When a big box store leaves pricing structures untouched in the run-up to a natural disaster, it is not doing so altruistically.  Rather, it is prioritizing optics over all else, and as consequence we see footage of hoarders carrying cartloads of regular-priced bottled water out of the stores.  Some of these purchasers are just panicked end-consumers, likely buying more product than they strictly need, doing so at the expense of other end-consumers who will find empty shelves.  Others are opportunistic re-distributors engaged in arbitrage between the storefront and the ultimate consumers who will pay huge mark-ups after finding the stores picked clean.  Both cause churn and uncertainty during a demand shock and do nothing to synchronize the supply-side with the local population’s needs.  The demand signal does not make its way usefully upstream.

But the crux of the folly of those making market-based arguments could be summed up in the one word that they are ignoring: latency.  Free markets, judiciously managed, are a great way to equilibrate the needs of producers and consumers.  But that equilibrium takes time: time for the demand signal to reach producers and time for the goods to flow from where they are produced to where they are needed.  This reality is perhaps well suited to dealing with the aftermath of a disaster, where the dramatically inflated local rates for professionals in the construction industry can serve as a nationwide draw until the crisis resolves, convincing, say, a plumber from California to spend a year living in Texas, but less well suited to sorting out a situation where the difference between life and death may be measured in hours, every manner of infrastructure is already completely overwhelmed, and the last thing affected regions need is a poorly managed inflow of people and goods just as officials are desperately reconfiguring highways to be one-way out of the area.  Allowing prices to swing during a crisis might help with the rationing of existing local supplies, but in a way that can feel capricious and cruel, and that does nothing to ameliorate the root cause of the misery, a supply shortage.

The 2008 financial crisis taught us some really painful lessons about what it means for market players to be too big to fail in the realm of banking.  We ultimately concluded that we still mostly want market forces steering things but that we also want certain safeguards in place to prevent cascading failures from spiraling out of control.  So-called “stress tests” became part of the national discourse.  We perhaps ought be drawing similar conclusions pertaining to distribution networks around our preparedness for disasters in the physical realm, natural or man-made, because when the proverbial excrement hits the fan things will be happening way too fast if we have not prepared and tested, doing so with a thoughtful blend of market forces and government planning and validation.

Unfortunately, to the extent that there is currently any interaction between government and market entities on such matters, it is just to have the former threaten criminal prosecution around “price gouging” for which there is no clear definition, and the savvy players among the latter group to take a hands-off approach that catalyzes situational anarchy.  With a continuation of this approach in the face of increasingly extreme environmental conditions we can only expect worsening outcomes.

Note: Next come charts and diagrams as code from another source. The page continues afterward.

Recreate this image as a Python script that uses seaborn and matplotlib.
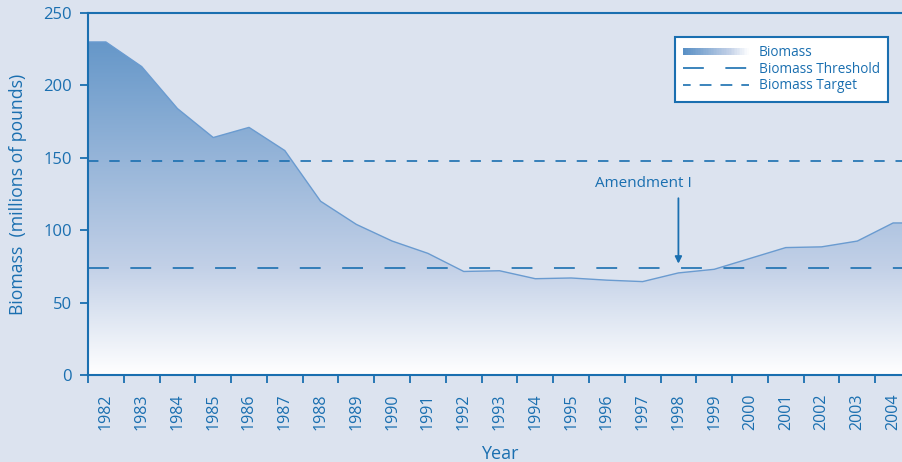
import matplotlib
matplotlib.use("Agg")

import matplotlib.pyplot as plt
import numpy as np
import seaborn as sns
from matplotlib.colors import LinearSegmentedColormap
from matplotlib.legend_handler import HandlerBase
from matplotlib.lines import Line2D
from matplotlib.patches import Patch, Rectangle

# data
years = [str(y) for y in range(1982, 2005)]
biomass = [230, 213, 184, 164, 171, 155, 120, 104, 92.5, 84, 71.5, 72, 66.5,
           67, 65.5, 64.5, 70.5, 73, 80.5, 88, 88.5, 92.5, 105]
target = 148
threshold = 74
amendment_year = "1998"

BLUE = "#1a6fb0"
BG = "#dce3ef"
LINE = "#6a9bd0"
grad_cmap = LinearSegmentedColormap.from_list(
    "bio", [(0, "#ffffff"), (0.3, "#c2d0e7"), (1.0, "#5a90c5")])

sns.set_theme(style="ticks")
plt.rcParams["font.family"] = ["Open Sans", "DejaVu Sans"]
plt.rcParams["lines.scale_dashes"] = False


class GradientHandler(HandlerBase):
    # legend swatch drawn as thin vertical slices
    def create_artists(self, legend, orig, xd, yd, w, h, fs, trans):
        n = 40
        out = []
        for i in range(n):
            c = grad_cmap(1 - i / (n - 1) * 0.98)
            r = Rectangle((xd + w * i / n, yd + h * 0.1), w / n + 0.3, h * 0.75,
                          facecolor=c, edgecolor="none", transform=trans)
            out.append(r)
        return out


fig = plt.figure(figsize=(9.02, 4.62), dpi=100, facecolor=BG)
ax = fig.add_axes([88 / 902, 87 / 462, 823 / 902, 362 / 462], facecolor=BG)

n = len(years)
xs = np.r_[0, np.arange(n) + 0.5, n]
ys = np.r_[biomass[0], biomass, biomass[-1]]

poly = ax.fill_between(xs, ys, 0, color="none", lw=0)
grad = np.linspace(0, 1, 256).reshape(-1, 1)
im = ax.imshow(grad, extent=[0, n, 0, 250], origin="lower", aspect="auto",
               cmap=grad_cmap, zorder=1)
im.set_clip_path(poly.get_paths()[0], transform=ax.transData)
sns.lineplot(x=xs, y=ys, color=LINE, lw=1.0, ax=ax, zorder=2)

ax.axhline(target, color=BLUE, lw=1.2, ls=(0, (7.5, 7.8)), zorder=3)
ax.axhline(threshold, color=BLUE, lw=1.2, ls=(0, (15, 15.5)), zorder=3)

xa = years.index(amendment_year) + 0.5
ax.annotate("", xy=(xa, threshold + 1), xytext=(xa, 124),
            arrowprops=dict(arrowstyle="-|>", color=BLUE, lw=1.3,
                            mutation_scale=10), zorder=4)
ax.text(xa + 0.38, 132, "Amendment I", ha="right", va="center",
        fontsize=11, color=BLUE, zorder=4)

ax.set_xlim(0, n)
ax.set_ylim(0, 250)
ax.set_yticks(range(0, 251, 50))
ax.set_xticks(range(n + 1))
ax.set_xticklabels([])
ax.set_xticks(np.arange(n) + 0.5, minor=True)
ax.set_xticklabels(years, minor=True, rotation=90)
ax.tick_params(axis="x", which="major", length=5.5, width=1.3, color=BLUE)
ax.tick_params(axis="x", which="minor", length=0, pad=13, labelsize=11.5,
               labelcolor=BLUE)
ax.tick_params(axis="y", length=5.5, width=1.3, color=BLUE, pad=6,
               labelsize=12, labelcolor=BLUE)
for s in ax.spines.values():
    s.set_color(BLUE)
    s.set_linewidth(1.5)

ax.set_xlabel("Year", fontsize=13, color=BLUE, labelpad=11)
ax.set_ylabel("Biomass  (millions of pounds)", fontsize=12.7, color=BLUE,
              labelpad=12)

handles = [Patch(label="Biomass"),
           Line2D([], [], color=BLUE, lw=1.2, ls=(0, (15, 15.5)),
                  label="Biomass Threshold"),
           Line2D([], [], color=BLUE, lw=1.2, ls=(3, (8.5, 6.5)),
                  label="Biomass Target")]
leg = ax.legend(handles=handles, loc="upper right",
                bbox_to_anchor=(800 / 823, 338 / 362),
                handler_map={Patch: GradientHandler()},
                fontsize=9.8, labelcolor=BLUE, frameon=True, fancybox=False,
                handlelength=4.8, handletextpad=0.75, labelspacing=0.12,
                borderpad=0.6, borderaxespad=0)
leg.get_frame().set_edgecolor(BLUE)
leg.get_frame().set_linewidth(1.5)
leg.get_frame().set_facecolor("white")
leg.get_frame().set_alpha(1)

fig.savefig("out.png", dpi=100, facecolor=BG)
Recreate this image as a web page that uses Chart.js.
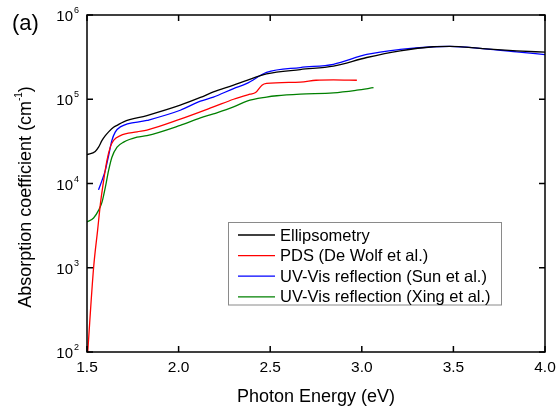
<!DOCTYPE html>
<html><head><meta charset="utf-8">
<script src="https://cdn.jsdelivr.net/npm/chart.js@4/dist/chart.umd.min.js"></script>
<style>html,body{margin:0;padding:0;background:#fff}#wrap{width:556px;height:410px;position:relative}</style>
</head><body><div id="wrap"><canvas id="c" width="556" height="410"></canvas></div>
<script>
// ---- data ----
const seriesNames = ['Ellipsometry','PDS (De Wolf et al.)','UV-Vis reflection (Sun et al.)','UV-Vis reflection (Xing et al.)'];
const seriesColors = ['#000000','#ff0000','#0000ff','#008000'];

const ellE = [1.5,1.545,1.563,1.582,1.6,1.618,1.645,1.664,1.7,1.827,2.009,2.119,2.19,2.30,2.373,2.48,2.664,2.845,3.027,3.21,3.39,3.48,3.66,3.845,4.0];
const ellA = [2.2e4,2.4e4,2.7e4,3.25e4,3.7e4,4.1e4,4.65e4,4.9e4,5.4e4,6.4e4,8.5e4,1.05e5,1.22e5,1.47e5,1.68e5,2.0e5,2.25e5,2.47e5,3.13e5,3.76e5,4.2e5,4.25e5,4.0e5,3.76e5,3.62e5];

const pdsE = [1.504,1.536,1.558,1.573,1.591,1.609,1.627,1.645,1.682,1.773,1.827,2.009,2.19,2.30,2.39,2.42,2.455,2.48,2.664,2.75,2.845,2.973];
const pdsA = [100,1000,2800,5700,1.09e4,1.88e4,2.7e4,3.25e4,3.7e4,4.1e4,4.3e4,5.8e4,8.1e4,1.0e5,1.15e5,1.2e5,1.47e5,1.54e5,1.6e5,1.68e5,1.7e5,1.68e5];

const sunE = [1.563,1.582,1.6,1.618,1.636,1.654,1.682,1.827,2.009,2.119,2.19,2.30,2.373,2.48,2.664,2.845,3.027,3.21,3.39,3.48,3.66,3.845,4.0];
const sunA = [8.4e3,1.09e4,1.43e4,2.15e4,3.25e4,4.07e4,4.7e4,5.6e4,7.4e4,9.5e4,1.06e5,1.34e5,1.54e5,2.08e5,2.38e5,2.6e5,3.4e5,3.9e5,4.2e5,4.25e5,4.0e5,3.66e5,3.38e5];

const xingE = [1.5,1.536,1.563,1.582,1.6,1.618,1.636,1.664,1.7,1.773,1.827,2.009,2.119,2.19,2.30,2.373,2.48,2.536,2.664,2.845,2.973,3.064];
const xingA = [3.5e3,3.9e3,4.8e3,6.0e3,9.0e3,1.43e4,2.05e4,2.7e4,3.1e4,3.55e4,3.7e4,4.9e4,6.0e4,6.7e4,8.1e4,9.5e4,1.06e5,1.1e5,1.15e5,1.19e5,1.28e5,1.37e5];

const xTicks = [1.5,2.0,2.5,3.0,3.5,4.0];
const xTickLabels = ['1.5','2.0','2.5','3.0','3.5','4.0'];
const yTicks = [1e2,1e3,1e4,1e5,1e6];
const yTickExp = ['2','3','4','5','6'];
const xTitle = 'Photon Energy (eV)';
const yTitleMain = 'Absorption coefficient (cm';
const yTitleSup = '-1';
const yTitleEnd = ')';
const panelLabel = '(a)';

// ---- build ----
const FONT = '"Liberation Sans", Arial, sans-serif';
const pts = (xs, ys) => xs.map((v,i)=>({x:v, y:ys[i]}));
const allE = [ellE, pdsE, sunE, xingE];
const allA = [ellA, pdsA, sunA, xingA];
const datasets = seriesNames.map((n,i)=>({
  label:n, data:pts(allE[i], allA[i]), borderColor:seriesColors[i], backgroundColor:seriesColors[i],
  borderWidth:1.3, pointRadius:0, cubicInterpolationMode:'monotone', fill:false
}));

const decor = {
  id:'decor',
  afterDraw(chart){
    const {ctx, chartArea:a, scales:{x,y}} = chart;
    ctx.save();
    // frame
    ctx.strokeStyle='#000'; ctx.lineWidth=1.5;
    ctx.strokeRect(a.left, a.top, a.right-a.left, a.bottom-a.top);
    // inward ticks
    ctx.beginPath();
    xTicks.forEach(v=>{ const p=x.getPixelForValue(v);
      ctx.moveTo(p,a.bottom); ctx.lineTo(p,a.bottom-6);
      ctx.moveTo(p,a.top); ctx.lineTo(p,a.top+6); });
    yTicks.forEach(v=>{ const p=y.getPixelForValue(v);
      ctx.moveTo(a.left,p); ctx.lineTo(a.left+6,p);
      ctx.moveTo(a.right,p); ctx.lineTo(a.right-6,p); });
    ctx.stroke();
    ctx.fillStyle='#000';
    // x tick labels
    ctx.font='15.5px '+FONT; ctx.textAlign='center'; ctx.textBaseline='middle';
    xTicks.forEach((v,i)=>ctx.fillText(xTickLabels[i], x.getPixelForValue(v), a.bottom+16));
    // y tick labels 10^n
    yTicks.forEach((v,i)=>{ const p=y.getPixelForValue(v);
      ctx.font='15px '+FONT; ctx.textAlign='right'; ctx.textBaseline='middle';
      ctx.fillText('10', a.left-14, p+2);
      ctx.font='9px '+FONT; ctx.textAlign='left'; ctx.textBaseline='alphabetic';
      ctx.fillText(yTickExp[i], a.left-13, p-2);
    });
    // x title
    ctx.font='18px '+FONT; ctx.textAlign='center'; ctx.textBaseline='middle';
    ctx.fillText(xTitle, (a.left+a.right)/2, 397);
    // y title (rotated)
    ctx.save();
    ctx.translate(25, 197); ctx.rotate(-Math.PI/2);
    ctx.font='18px '+FONT;
    const w1=ctx.measureText(yTitleMain).width;
    ctx.font='10px '+FONT; const w2=ctx.measureText(yTitleSup).width;
    ctx.font='18px '+FONT; const w3=ctx.measureText(yTitleEnd).width;
    const tot=w1+w2+w3; let sx=-tot/2;
    ctx.textAlign='left'; ctx.textBaseline='alphabetic';
    ctx.fillText(yTitleMain, sx, 6); sx+=w1;
    ctx.font='10px '+FONT; ctx.fillText(yTitleSup, sx, -3); sx+=w2;
    ctx.font='18px '+FONT; ctx.fillText(yTitleEnd, sx, 6);
    ctx.restore();
    // panel label
    ctx.font='22px '+FONT; ctx.textAlign='left'; ctx.textBaseline='middle';
    ctx.fillText(panelLabel, 12, 24);
    // legend box
    const lx=228.5, ly=222.5, lw=273, lh=82.5;
    ctx.fillStyle='#fff'; ctx.fillRect(lx,ly,lw,lh);
    ctx.strokeStyle='#8a8a8a'; ctx.lineWidth=1; ctx.strokeRect(lx,ly,lw,lh);
    ctx.font='16.5px '+FONT; ctx.textAlign='left'; ctx.textBaseline='middle';
    chart.data.datasets.forEach((d,i)=>{
      const yy = 235 + i*20.6;
      ctx.strokeStyle=d.borderColor; ctx.lineWidth=1.3;
      ctx.beginPath(); ctx.moveTo(238,yy); ctx.lineTo(275,yy); ctx.stroke();
      ctx.fillStyle='#000'; ctx.fillText(d.label, 280, yy+1);
    });
    ctx.restore();
  }
};

new Chart(document.getElementById('c'), {
  type:'line',
  data:{datasets},
  options:{
    responsive:false, animation:false, devicePixelRatio:1,
    layout:{padding:{left:0, right:11, top:15, bottom:0}},
    plugins:{legend:{display:false}, tooltip:{enabled:false}},
    scales:{
      x:{type:'linear', min:1.5, max:4.0, display:true,
         grid:{display:false, drawTicks:false}, border:{display:false}, ticks:{display:false},
         afterFit(s){ s.height = 58; }},
      y:{type:'logarithmic', min:100, max:1e6, display:true,
         grid:{display:false, drawTicks:false}, border:{display:false}, ticks:{display:false},
         afterFit(s){ s.width = 87; }}
    }
  },
  plugins:[decor]
});
</script></body></html>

Acquiring resources quickly in an emergency can be fantastically expensive and dangerously unreliable.  Helicopters to send in relief ain’t cheap or highly available.  Preparing proactively for an emergency, meanwhile, is not without its costs, and entails less resourcing for fun things during sunny days, which requires a certain degree of discipline.  Locating warehouses full of critical supplies near population centers means ponying up for the use of scarce real estate and maintaining inventory every day as a form of insurance payment.  Somebody always has to pay.  The main questions are who and when which will ultimately govern how much.

The situation we’ve currently got is one in which politicians engage in grandstanding and face-saving, established wholesalers and retailers are by and large helpless or indifferent, opportunistic profiteers make a quick buck without improving the ecosystem, and the masses suffer.  By the time a case of water is going for $100 we have really screwed up.  We could do a lot better in future situations by taking a more proactive stance.

Imagine a public-private partnership that harnesses the strengths of each sector by doing  things like the following:

  1. incentivize private sector distributors to maintain larger warehousing and distribution footprints in the vicinity of disaster prone areas to absorb demand shocks
  2. incentivize disaster zone residents to leave their homes in a more proactive and orderly fashion to smooth the load shocks on transportation infrastructure
  3. perform regular stress tests that posit certain scenarios, query the present availability of resources, simulate the outcomes, and phase in performance penalties
  4. establish data anonymization and aggregation procedures that allow for the fusion of public and private data sets to both predict and manage the play-out of disasters
  5. begin pulling the levers that will require those who choose to live in high-risk areas to bear fuller costs for their decisions so as to encourage rational risk-taking, to include meaningfully enforced requirements on insurance that ultimately cause either changes in behavior or fair passing-along of costs

Consider one of the specific things that happens during mass exoduses from disaster areas, specifically that highway toll collection halts and traffic streams through unmonitored.  That’s pretty reasonable given the hand the government agencies have at the moment.  But imagine what we could do if over time we completely phased out the acceptance of cash tolls, had the corresponding expectation that every vehicle transiting a toll station could be tracked to an owner, and implemented some manner of “toll” that incentivized people to leave more proactively.  This wouldn’t necessarily be easy, because the people most likely to procrastinate are probably the ones least able to take time off from work, but with some cleverness it could be done, perhaps using a progressively-structured income-linked tax credit as well as emplacing laws that prevent retribution by employers against employees who take advantage of the arrangement.  The trade-off relative to having to perform expensive and risky rescue and relief operations in disaster areas would likely be worth it.

It is probably not particularly controversial to say that $100 cases of water in disaster zones is icky and heart-breaking.  Making sure that those kind of things are less likely to happen in the future is going to take some serious thinking, hard work, and proactive sacrifice.  Harsher times are coming.  For now, the system we’ve got is the system we’ve got, and people need help.